Schools Chief of Operations Will Clark said there won’t be an official enrollment count until Oct. 1, but the school system is expecting enrollment to rise slightly from last year to about 22,000 students this year.

State Rep. Robyn Porter had her own special words of encouragement Monday at Lincoln-Bassett, reminding students to “turn up for education.”

Little girls with freshly braided hair adorned with colorful beads and barrettes bounded down the sidewalk with big smiles, while the boys many with newly cut hair and superhero backpacks kept it cool as they slapped the hands of the cheering adults.

Some of the children and their parents who entered the school’s campus from a side opposite the cheer squad walked all the way down to where the cheering adults to make sure that they got a dose of the energetic feeling before heading into the school.

Winfield said he and a group of adults from the neighborhood have been making their way to the city’s K-8s and high schools twice a month to greet students throughout the school year for at least three years now.

“The first time we did it, we had no plans to keep going,” he said. “We just wanted to do something nice at least once and we started at Lincoln-Bassett. It always starts here.”

Winfield recalled a moment at a morning greeting the first year his group launched the practice. The boy had had a bad experience in pre-K and was apprehensive that his new school would be more of the same. Winfield and crew didn’t know that as they ushered him through their line with cheers and good wishes for the school year.

“When he went through the line, he knew that this is where he belonged,” Winfield recalled. “Once I heard that, I knew we had to keep going, and I have story after story [like that.] We have young people who are about to graduate from high school who have said they’ve never had anyone really say anything to them in the morning to get them up and going.”

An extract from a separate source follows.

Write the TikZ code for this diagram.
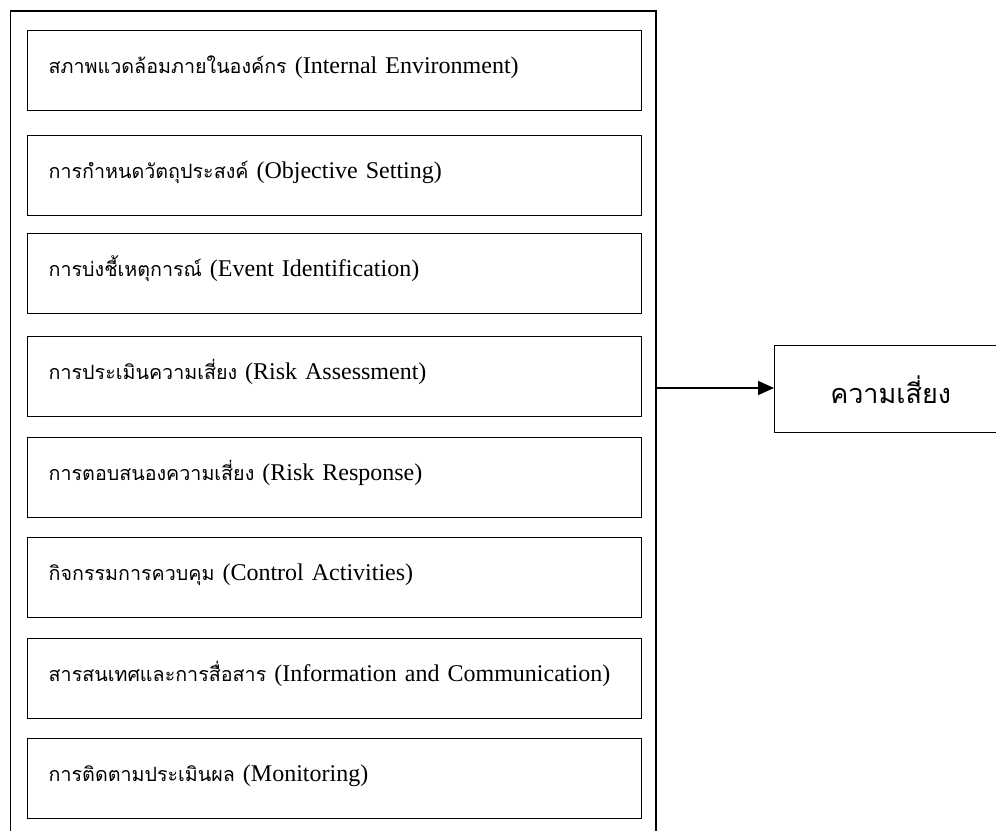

Winfield said it his and the other adults’ responsibility to be out there cheering students on whether the cheer crew is 20-plus or just two.

“It’s free,” Winfield said of the cheer squad. “It doesn’t take a lot. We can’t talk about community and not do something like this. It doesn’t matter how many are out here, I’m going to make sure you think there are 40 people out here.”

Parents like Alison and Melvin Mason appreciate the effort. Their 7-year-old daughter Laura enthusiastically went down the line and greeted the adults with high fives and a bright smile.

“It’s uplifting to see that they have a support system,” Alison Mason said. “The expectations for them are very high. They’re going to achieve and they’re going to do well. They have all these supportive adults around them on their learning journey and that is really cool.”

Melvin agreed. “I think it lifts their spirits and gives them the idea that someone cares beyond their mother and father,” he said. “That someone is looking for them to achieve, and hoping that they will excel in the classroom. I think it’s fantastic and I think it sends a good message.”

Lincoln-Bassett Community School Vice Principal Jenny Clarino said having a welcome committee of concerned adults from the community sets the school year off on the right foot.

“To have parents and staff and students see that welcoming community ignites a fire, a passion that is going to continue this whole year for student achievement,” she said. “Students feel the love, the staff feels the love. It means so much to us.”

Clarino said that part of the school’s mission is to revitalize the surrounding community.

“We want happens here to impact everywhere,” she said. “We’re just starting to see the amazing achievements. [Smart Balance Assessment] scores this is the second year in a row of double digit gains. And that is just one area. It’s a blessing to be here to watch this and be part of it.”